The House has been hearing testimony and discussing reauthorization of the Violence Against Women Act (VAWA). In perhaps one of the most powerful moments during the floor speeches, on Wednesday, Rep. Gwen Moore (D-WI.) spoke about her personal story of being sexually assaulted during her childhood and raped as a young woman.
Rep Moore made the politics personal. As we mentioned in Wendesday’s WWM, she spoke on the House floor about her experience of date-rape:
I don’t have enough time to share all these experiences with you but I can tell you that when this bill came out of the Senate Judiciary Committee with all the Republican Senators, all of the guys voting no, it brought up some terrible memories for me wof having boys sit in a locker room and sort of bet that I, the egghead, couldn’t be ‘had.’ And then the appointed boy, when he saw that I wasn’t going to be so willing , completed a date rape and then took my underwear to display it to the rest of the boys. This is what American women are facing.
As we’ve written about many times in the past few months of VAWA reauthorization debate, the bill is facing opposition from some members of Congress. It’s also facing procedural hurdles, as Republicans on the House Judiciary Committee have not allowed Democrats to bring up the VAWA as a standalone bill. In response, Democrats tried to attach the bill to the vote on the GOP budget proposal on Wednesday afternoon. But with a unanimous vote, Republicans ended the debate on the budget bill before Democrats could attach VAWA.

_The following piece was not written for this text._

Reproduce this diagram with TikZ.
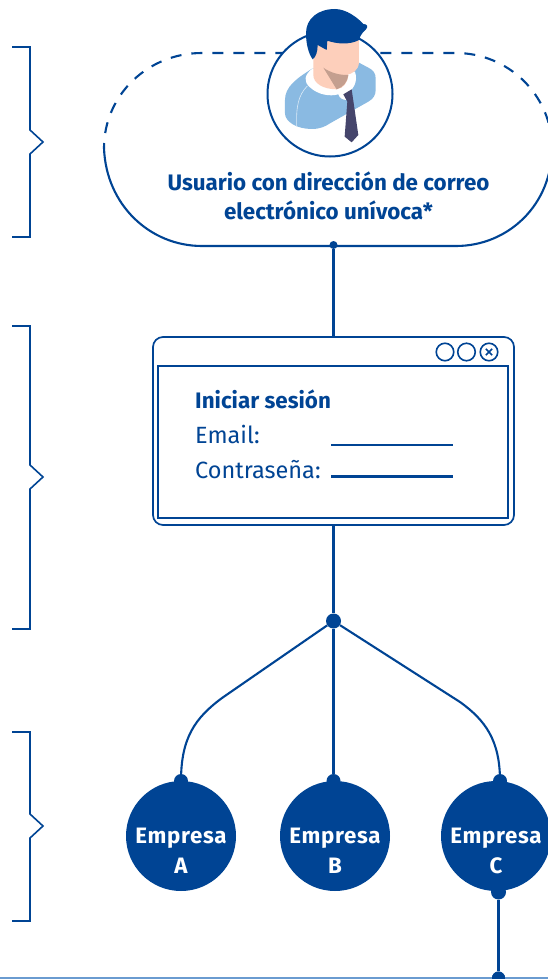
\documentclass[tikz,border=0pt]{standalone}
\usepackage{fontspec}
\setmainfont{Fira Sans}
\newfontfamily\spaced[LetterSpace=3]{Fira Sans}
\definecolor{navy}{HTML}{004494}
\definecolor{sky}{HTML}{8ABAE2}
\definecolor{skin}{HTML}{FDCFBB}
\definecolor{neckshadow}{HTML}{C49F8F}
\definecolor{tie}{HTML}{45456B}
\definecolor{rulecol}{HTML}{6A9BD0}
\tikzset{
  x=1pt,y=-1pt,
  ln/.style={draw=navy,line width=2.1pt},
  brace/.style={draw=navy,line width=1.6pt},
  dotnode/.style={circle,fill=navy,inner sep=0pt,minimum size=#1},
  company/.style={circle,fill=navy,inner sep=0pt,minimum size=110pt},
  companytext/.style={text=white,align=center,inner sep=0pt,font=\spaced\bfseries\fontsize{22.3}{29.5}\selectfont},
  title/.style={text=navy,align=center,font=\bfseries\fontsize{22.4}{29}\selectfont},
  label/.style={text=navy,anchor=base west,inner sep=0pt,font=\fontsize{23.5}{24}\selectfont},
}
\begin{document}
\begin{tikzpicture}
\useasboundingbox (0,0) rectangle (548,979);
\clip (0,0) rectangle (548,979);
% braces
\draw[brace] (12,47) -- (30,47) -- (30,130) -- (43,142) -- (30,154) -- (30,237) -- (12,237);
\draw[brace] (12,326) -- (30,326) -- (30,465) -- (43,477) -- (30,489) -- (30,629) -- (12,629);
\draw[brace] (12,732) -- (30,732) -- (30,814) -- (43,826) -- (30,838) -- (30,921) -- (12,921);
% cloud
\draw[ln] (104,148) .. controls (106,205) and (150,246) .. (202,246) -- (456,246) .. controls (508,246) and (552,205) .. (552,148);
\draw[ln,dash pattern=on 11pt off 10pt,dash phase=6pt] (104,148) .. controls (104,95) and (148,53) .. (202,53) -- (456,53) .. controls (508,53) and (552,95) .. (552,148);
\node[title] (usertext) at (328.5,196) {Usuario con dirección de correo\\electrónico unívoca*};
\node[dotnode=8pt] (clouddot) at (333.5,245) {};
% person
\node[circle,draw=navy,line width=2pt,fill=white,minimum size=125pt,inner sep=0pt] (avatar) at (330,94) {};
\begin{scope}[shift={(230,0)},x=0.3333pt,y=-0.3333pt]
\fill[sky] (248,205) .. controls (200,235) and (165,260) .. (165,300) -- (165,340) .. controls (165,365) and (200,387) .. (245,387) .. controls (270,387) and (285,380) .. (300,370) -- (415,305) .. controls (430,297) and (437,285) .. (437,270) -- (437,235) .. controls (437,220) and (430,210) .. (415,203) -- (385,187) -- cycle;
\draw[white!70!sky,line width=0.6pt] (200,380) .. controls (198,320) and (205,285) .. (232,258);
\fill[white] (248,205) .. controls (222,225) and (220,245) .. (240,262) .. controls (265,285) and (300,290) .. (325,283) .. controls (328,295) and (340,300) .. (350,300) -- (345,283) .. controls (370,272) and (385,245) .. (375,215) -- cycle;
\fill[skin] (250,115) -- (387,115) -- (387,188) .. controls (385,210) and (370,222) .. (345,225) -- (355,225) .. controls (352,250) and (340,265) .. (320,268) .. controls (280,268) and (250,250) .. (250,225) -- cycle;
\fill[neckshadow] (280,203) .. controls (300,218) and (330,226) .. (355,225) .. controls (353,245) and (340,262) .. (320,268) -- cycle;
\fill[tie] (340,283) -- (365,268) -- (385,405) -- (365,427) -- (344,410) -- (352,305) -- cycle;
\fill[navy] (248,178) .. controls (235,160) and (228,130) .. (228,100) .. controls (228,55) and (265,27) .. (315,27) .. controls (350,27) and (385,55) .. (400,72) .. controls (412,72) and (415,80) .. (408,88) .. controls (400,97) and (393,100) .. (387,120) .. controls (360,135) and (320,132) .. (292,122) -- (290,150) -- (263,135) .. controls (263,155) and (258,170) .. (248,178) -- cycle;
\end{scope}
% window
\node[draw=navy,line width=1.7pt,rounded corners=10pt,fill=white,minimum width=361pt,minimum height=188pt,inner sep=0pt] (win) at (333.5,431) {};
\node[draw=navy,line width=1.7pt,minimum width=350pt,minimum height=152pt,inner sep=0pt] (pane) at (333,442) {};
\node[circle,draw=navy,line width=1.6pt,minimum size=17.5pt,inner sep=0pt] (btna) at (445,352) {};
\node[circle,draw=navy,line width=1.6pt,minimum size=17.5pt,inner sep=0pt] (btnb) at (466.5,352) {};
\node[circle,draw=navy,line width=1.6pt,minimum size=17.5pt,inner sep=0pt] (btnc) at (489,352) {};
\draw[navy,line width=1.5pt] (btnc.center)+(-3.2,-3.2) -- +(3.2,3.2) (btnc.center)+(-3.2,3.2) -- +(3.2,-3.2);
\node[label,font=\bfseries\fontsize{22.4}{24}\selectfont] (login) at (195,408) {Iniciar sesión};
\node[label] (email) at (195,443) {Email:};
\node[label] (pass) at (195,478) {Contraseña:};
\coordinate (ea) at (331,445); \coordinate (eb) at (453,445);
\coordinate (pa) at (331,476.5); \coordinate (pb) at (453,476.5);
\draw[ln] (ea) -- (eb);
\draw[ln] (pa) -- (pb);
% companies
\node[company] (ca) at (181,836) {};
\node[company] (cb) at (335,836) {};
\node[company] (cc) at (496,836) {};
\node[companytext] (cat) at (181,851) {Empresa\\A};
\node[companytext] (cbt) at (335,851) {Empresa\\B};
\node[companytext] (cct) at (496,851) {Empresa\\C};
\node[dotnode=15pt] (hub) at (333.5,621) {};
\node[dotnode=14pt] (na) at (181,781) {};
\node[dotnode=14pt] (nb) at (333.5,781) {};
\node[dotnode=14pt] (nc) at (500,781) {};
\node[dotnode=15pt] (nd) at (498.5,892) {};
\node[dotnode=13pt] (ne) at (498.5,978) {};
\draw[ln] (clouddot) -- (win.north -| clouddot);
\draw[ln] (win.south -| hub) -- (hub);
\draw[ln] (hub) -- (nb);
\draw[ln] (hub) -- (222,698) .. controls (195,718) and (181,738) .. (na.center);
\draw[ln] (hub) -- (460,702) .. controls (485,720) and (500,740) .. (nc.center);
\draw[ln] (nd) -- (ne);
\coordinate (rl) at (0,978); \coordinate (rr) at (548,978);
\draw[rulecol,line width=1.2pt] (rl) -- (rr);
\fill[navy] (ne.center) circle (6.5pt);
\end{tikzpicture}
\end{document}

The Violence Against Women Act would renew grants to U.S. domestic violence prevention and survivor support programs, would increase availability of legal assistance to victims and would extend assistance to battered undocumented immigrants and same-sex couples. Since Republicans on the House Judiciary Committee have not allowed Democrats to bring up the VAWA as a standalone bill, Democrats tried to attach it to the vote on the GOP budget proposal on Wednesday afternoon. But Republicans voted unanimously to end debate on the budget bill before Democrats could do so.
While some Senate Republicans have pledged their support for reauthorizing the VAWA, others have pointed to some elements of it that they find too controversial. Specifically, the fact that the bill creates avenues for battered undocumented immigrants to claim temporary visas and extends domestic violence protections to same-sex couples. Because apparently, for some House Republicans, violence against immigrant women and LGBT folks isn’t worthy of the same support.